Sunday, December 14, 2008

Now Just Wait a Minute

Anthony Tommasini has a feature in today's Times about prompting and the tenor Peter Seiffert's use of an earpiece to which his own prompters sends prompts electronically. Overall, the article makes a mountain out of a molehill, but Tommasini does a lousy job of supporting his crashing final conclusion:
The basic issue with this performance of "Tristan und Isolde" was pretty elementary: Mr. Seiffert, it seemed, did not know the role well enough to sing it. Neither an old-fashioned prompter nor a newfangled earpiece can compensate for that."
Tommasini musters essentially no evidence in support of this conclusion, expressed in the closing sentences of the story. He writes endlessly about the role of assistant conductors (he must surely know that they're responsible for quite a lot of musical preparation with soloists, as well as sitting in the prompter's box), about the earpiece, about prompting at other theaters, and about what a solo vocal recital would be like if the singer had a prompter. He says that Seiffert looked at the prompter's box a lot anyway and said this in his review of Tristan as well. Nowhere does he say that Seiffert got lost or sang incorrect phrases or trampled the soprano or...well, he offers no direct evidence that Seiffert was insufficiently prepared, only the indirect evidence of the tenor's reliance on his own prompter and the earpiece. 

Tommasini also underemphasizes or doesn't even address some of the circumstances of this Tristan revival. 
  • He doesn't say how much rehearsal time was allotted; this was the fourth go-round of the production since 1999, and Met revivals don't always get a lot of stage time. 
  • The cast was largely new, as well, which presumably complicated the rehearsal period. 
  • Seiffert has been ill or on the verge of it since the start of the run. Goodness knows, I get foggy-headed when I have a cold. I have never had to sing a Wagnerian role in that condition, for which I'm thankful. I can't guarantee I'd sing every note correctly. 
  • Lastly, how available was conductor Daniel Barenboim during the rehearsal period? As the Times has reported, he must have spent some time in Boston over the last few weeks rehearsing and performing Elliott Carter's Interventions. 
All of these issues would affect how well any singer performed in a given revival. Tommasini does not make the case that Seiffer does not know the role well enough to sing it.

4 comments:

Unknown said...

Dang, I thought the Times got rid of printing tripe like that when Holland left....

Lisa Hirsch said...

Hahaha, but yeah. This article combines fluff (the non-issue of the earpiece) with damning a singer on insufficient grounds. Maybe he knows something I don't know, and maybe I missed major evidence in the story supporting his view, but I read the feature and his review looking for exactly that.

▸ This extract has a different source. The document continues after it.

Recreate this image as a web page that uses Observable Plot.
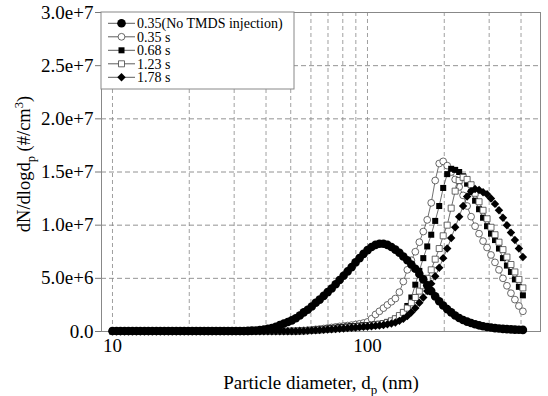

I suppose my posting ought to have noted the obvious, that the role is extremely long and difficult under the best of circumstances. Hell, it killed the first tenor to sing it.

Anonymous said...

It seems to me that if a singer with an earpiece can be charged with not knowing the role well enough to sing it, so can a singer who relies on a prompter. Yet the article also says that a Tristan without a prompter is unheard of.

Tommasini somehow assumes that the earpiece is more of an offense against art than a prompter, but doesn't say how. (He scoffs at the idea of a lieder recital with an earpiece. Well, wouldn't a lieder recital with a prompter be equally silly?) It may be distracting, but from his own description, constant glances over at the prompter's box are even more so.

Lisa Hirsch said...

I agree with everything you say, unsurprisingly.